Nr. 44
Die Niederschrift dieses von Liebesleid und Frauenlob singenden Liedes durch einen Angehörigen der Adelsfamilie von Westrem verweist in das westliche Westfalen. Der zehnstrophige Text ist als Ergänzung unserer bisherigen Kenntnis der Geschichte des Liedes willkommen. Es liegen nicht sehr viele gedruckte Fassungen vor, außerdem ist das Lied bisher in einer so vollständigen Fassung noch nicht aufgetaucht:
1. Pal. 343, Nr. 165 (7 Str.). - 2. Berl. Hs. Mgf 753 (1575), Nr. 13; Abdruck des Textes bei A. Kopp, AfdStdnSprLit 111 (1903) S. 14 f. (7 Str.). - 3. Benckhäuser Ldhs. der Anna Lüning (1573-1588), Nr. 23, s.P. Alpers in NdZsfVk 1 (1923) S. 112 (4 Str.). - 4. v.d. Aelst 1602, S. 146, Nr. 156, Neudruck 1912, Nr. 157 (6 Str.).
Der Vergleich mit der zeitlich nahestehenden Niederschrift in Pal. 343 (1) aus der gleichen Zeit offenbart eine Übereinstimmung der ersten sechs Strophen und darin kaum ins Gewicht fallende Abweichungen.
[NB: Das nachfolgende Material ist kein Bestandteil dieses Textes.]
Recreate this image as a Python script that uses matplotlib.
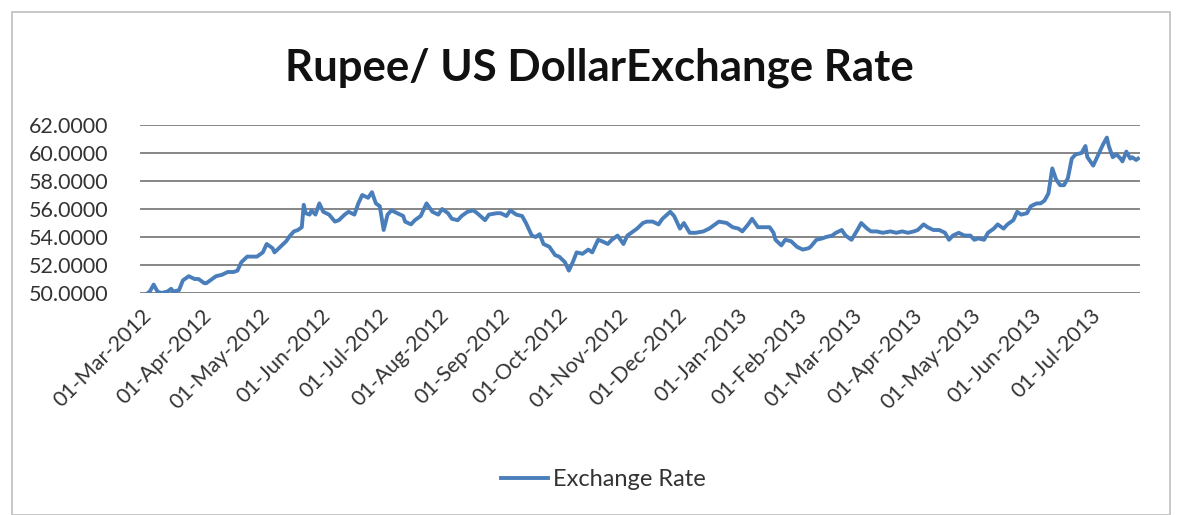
import pandas as pd
import matplotlib
matplotlib.use("Agg")
import matplotlib.pyplot as plt
import matplotlib.dates as mdates
from matplotlib.ticker import FormatStrFormatter
from matplotlib.patches import Rectangle

plt.rcParams['font.family'] = ['Lato', 'DejaVu Sans']

# Data: days since 01-Mar-2012, and the rate on that day
START = "2012-03-01"
day_offsets = [
    0, 1, 3, 5, 7, 10, 12, 13, 16, 18, 21, 24, 26, 29, 30, 32, 35, 38, 41, 44,
    46, 48, 51, 53, 56, 59, 61, 64, 65, 68, 71, 73, 75, 77, 79, 80,
    81, 83, 84, 86, 88, 90, 93, 96, 98, 101, 103, 106, 108, 110, 113, 115, 117,
    119, 121, 123, 125, 128, 131, 132, 135, 137, 140, 143, 146, 149, 151, 154,
    156, 159, 161, 164, 167,
    169, 173, 175, 179, 181, 184, 186, 189, 192, 194, 197, 199, 201, 203, 206,
    209, 211, 214, 216, 218, 220, 223, 226, 228, 231, 233, 236, 238, 241, 244,
    246, 249, 251, 254,
    256, 259, 262, 264, 268, 270, 273, 275, 278, 281, 285, 288, 291, 293, 297,
    300, 303, 305, 308, 310, 313, 315, 319, 321, 322, 325, 327, 330, 333, 336, 339,
    340, 343, 346, 348, 351, 353, 356, 358, 361, 364, 366, 369, 371, 374, 377,
    381, 384, 387, 390, 393, 395, 398, 400, 403, 406, 409, 411, 413, 416, 419,
    422, 424,
    426, 429, 431, 434, 436, 439, 441, 444, 446, 448, 451, 453, 456, 458, 460,
    462, 464, 466, 468, 470, 472, 474, 476, 479, 481, 482, 485, 488, 490, 492,
    493, 495, 497, 499, 500, 502, 504, 505, 507, 508,
]
rates = [
    50.0, 50.1, 50.6, 50.1, 50.0, 50.1, 50.3, 50.1, 50.2, 50.9, 51.2, 51.0, 51.0,
    50.7, 50.7, 50.9, 51.2, 51.3, 51.5, 51.5, 51.6, 52.2, 52.6, 52.6, 52.6, 52.9,
    53.5, 53.2, 52.9, 53.3, 53.7, 54.1, 54.4, 54.5, 54.7, 56.3,
    55.7, 55.6, 55.9, 55.6, 56.4, 55.8, 55.6, 55.1, 55.2, 55.6, 55.8, 55.6, 56.4,
    57.0, 56.8, 57.2, 56.4, 56.2, 54.5, 55.6, 55.9, 55.7, 55.5, 55.1, 54.9, 55.2,
    55.5, 56.4, 55.8, 55.6, 56.0, 55.7, 55.3, 55.2, 55.5, 55.8, 55.9,
    55.7, 55.2, 55.6, 55.7, 55.7, 55.5, 55.9, 55.6, 55.5, 55.0, 54.1, 54.0, 54.2,
    53.5, 53.3, 52.7, 52.6, 52.2, 51.6, 52.2, 52.9, 52.8, 53.1, 52.9, 53.8, 53.7,
    53.5, 53.8, 54.1, 53.5, 54.1, 54.4, 54.6, 55.0,
    55.1, 55.1, 54.9, 55.3, 55.8, 55.5, 54.6, 55.0, 54.3, 54.3, 54.4, 54.6, 54.9,
    55.1, 55.0, 54.7, 54.6, 54.4, 54.9, 55.3, 54.7, 54.7, 54.7, 54.3, 53.8, 53.4,
    53.8, 53.7, 53.3, 53.1, 53.2,
    53.3, 53.8, 53.9, 54.0, 54.1, 54.3, 54.5, 54.1, 53.8, 54.5, 55.0, 54.6, 54.4,
    54.4, 54.3, 54.4, 54.3, 54.4, 54.3, 54.4, 54.5, 54.9, 54.7, 54.5, 54.5, 54.3,
    53.8, 54.1, 54.3, 54.1, 54.1, 53.8,
    53.9, 53.8, 54.3, 54.6, 54.9, 54.6, 54.9, 55.2, 55.8, 55.6, 55.7, 56.2, 56.4,
    56.4, 56.6, 57.1, 58.9, 58.1, 57.7, 57.7, 58.2, 59.6, 59.9, 60.0, 60.5, 59.7,
    59.1, 60.0, 60.6, 61.1, 60.5, 59.7, 59.9, 59.6, 59.4, 60.1, 59.6, 59.7, 59.5,
    59.6,
]
y_ticks = [50, 52, 54, 56, 58, 60, 62]
title = "Rupee/ US DollarExchange Rate"
series_name = "Exchange Rate"

dates = pd.Timestamp(START) + pd.to_timedelta(day_offsets, unit="D")

fig = plt.figure(figsize=(11.8, 5.15), dpi=100)
ax = fig.add_axes([140 / 1180, 222 / 515, 1000 / 1180, 168 / 515])

line, = ax.plot(dates, rates, color="#4a7ebb", lw=2.8, solid_joinstyle="round",
                label=series_name)

ax.set_ylim(50, 62)
ax.set_yticks(y_ticks)
ax.yaxis.set_major_formatter(FormatStrFormatter('%.4f'))
ax.grid(axis='y', color='#868686', lw=1.4)
ax.set_axisbelow(True)
for s in ax.spines.values():
    s.set_visible(False)

ax.xaxis.set_major_locator(mdates.MonthLocator())
ax.xaxis.set_major_formatter(mdates.DateFormatter('%d-%b-%Y'))
ax.set_xlim(dates[0] - pd.Timedelta(days=4), dates[-1] + pd.Timedelta(days=1))
ax.tick_params(length=0, labelsize=15.5, colors='#333333')
ax.yaxis.set_tick_params(pad=23)
ax.xaxis.set_tick_params(pad=14)
plt.setp(ax.get_xticklabels(), rotation=45, ha='right', va='center',
         rotation_mode='anchor')

fig.text(0.508, 1 - 68 / 515, title, ha='center', va='center',
         fontsize=31.5, fontweight='bold', color='#111111')

fig.legend(handles=[line], loc='center', bbox_to_anchor=(0.511, 0.068),
           frameon=False, fontsize=17, handlelength=2.0, handletextpad=0.2,
           labelcolor='#333333')

# thin chart-area border
fig.add_artist(Rectangle((12 / 1180, 0.0), 1158 / 1180, 503 / 515,
                         transform=fig.transFigure, fill=False,
                         edgecolor='#bfbfbf', lw=1.2))

fig.savefig("out.png", dpi=100)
Schriftliche Vermittlung des Textes ist naheliegend, worauf auch einige nachträglich verbesserte Abschreibeversehen hindeuten. Eine gedruckte Vorlage ist jedoch bisher nicht bekannt. Nur an einigen Stellen bewahrt Pal. 343 den besseren Text, weil D 44 durch geringfügige Änderungen z. . den Reim verloren hat.
Lesarten von 1: 6 dach und nacht [nacht und tag; 20 [deine schöne weis und zier; 22 verlangen [begir; 26 gefleckt [clare; 37 truwe [treuw inn ehren; 42 pracht [guet; 51 holt [wol. Str. VII ist identisch mit Str. VII in 2. Str. VIII und IX in D stehen für sich. Str. X korrespondiert mit Str. VI in 4. - Bedeutsam ist das Lied in unserer Hs. deshalb, weil es das Akrostichon KATARINA B aufweist. 1 hat nur KATRIN, in 2 ist das Akrostichon verwischt. D erweist sich somit eindeutig als Widmung an die Besitzerin des Liederstammbuches, Str. X könnte als Neudichtung von Westrems betrachtet werden. Sprachlich fällt bei D 44 auf, daß für die Niederschrift so gut wie keine unverschobenen Formen Verwendung fanden (vgl. höchstens Z. 60 bruyckest), sondern der hd. Sprachstand dominiert, jedoch treten viele nichtdiphthongierte Formen an Stellen auf, an denen 1 die diphthongierte Schreibung bevorzugt: z.B. 13 dyner hulff und schyn [dein hilf und schein u. ö. Daß der Schreiber jedoch ndt. sprach und sich bei der Abschrift des Liebesliedes in fremdem Milieu bewegte, erkennen wir deutlich an den ndt. Schreiberversen, zu denen ich keine Parallelen beizubringen vermag.